Our company&#x27;s new policy allows us to come to work in shorts and t-shirt. Whats your opinion on dress code for the IT professionals?
======
kohanz
If the developer will never be customer-facing, who cares? But if there will
be customer interaction, the important question is "Will our customers trust a
software developer in shorts?".

------
codeonfire
If the company is on the downward spiral or is not a tech company, then I
think everyone expects control tactics such as dress code to be attempted to
drive out the techies. If the company is a new up and coming tech company on
the upward climb to greatness then who cares what employees wear.

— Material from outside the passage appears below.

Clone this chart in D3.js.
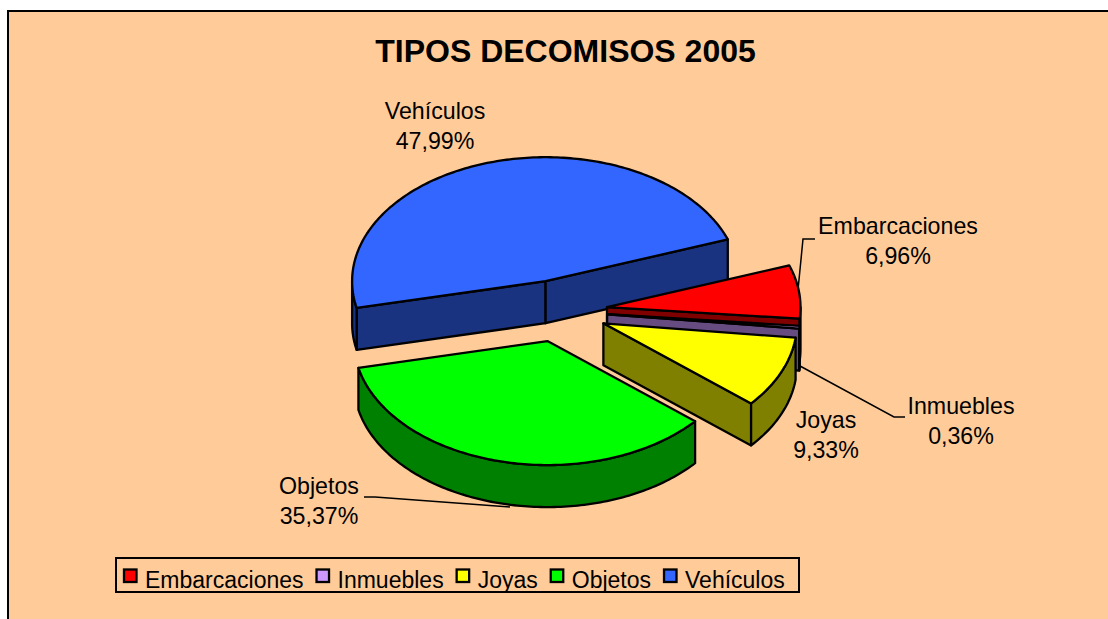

On the
technical side, success occurs usually in spite of people that care about
dress code, so taking time and expense to impress people is the opposite of
what should be done.

------
christianbryant
I wore flip-flops and skate gear in my role in IT for many years. Some of the
most brilliant developers I know wore pajamas (because they slept over at work
many nights) and Batman t-shirts with cargo shorts to meetings. I fully
support creative minds having the freedom to be comfortable. My own company
changed their policy a while back and we went from jeans and Linux Ts to
Dockers and ties. It shouldn't matter, but I know my creativity dropped after
that :)

------
jjsz
Not sure how Sutherland Global Services' Activision Department, the original
one in Rochester Tech Park- not Canada, is doing- but around AT&T and other
customer service providers we were the only ones who were able to wear
anything. It ran as a startup when it first launched. It made us look less
professional and things were more informal, but people were themselves and got
the job done. Not sure if this relates but you get the idea.

------
jaz
Dress code for non customer-facing employees should be relaxed. I seldom need
to be on site at a client's office, but when I am, I dress just as their
employees do - anything from a suit to business casual. Otherwise, I wear
shorts and flip flops in the office, as do most of my coworkers.

------
rdouble
Cal Henderson, the guy who made Flickr, doesn't seem to own a pair of long
pants. Also when I met Paul Graham, he was in shorts. So, yeah, I'd trust a
software developer in shorts.

------
zachlatta
Depends on the company. Where I work you'd stick out like a sore thumb if you
came in wearing anything but t-shirts and jeans (or shorts).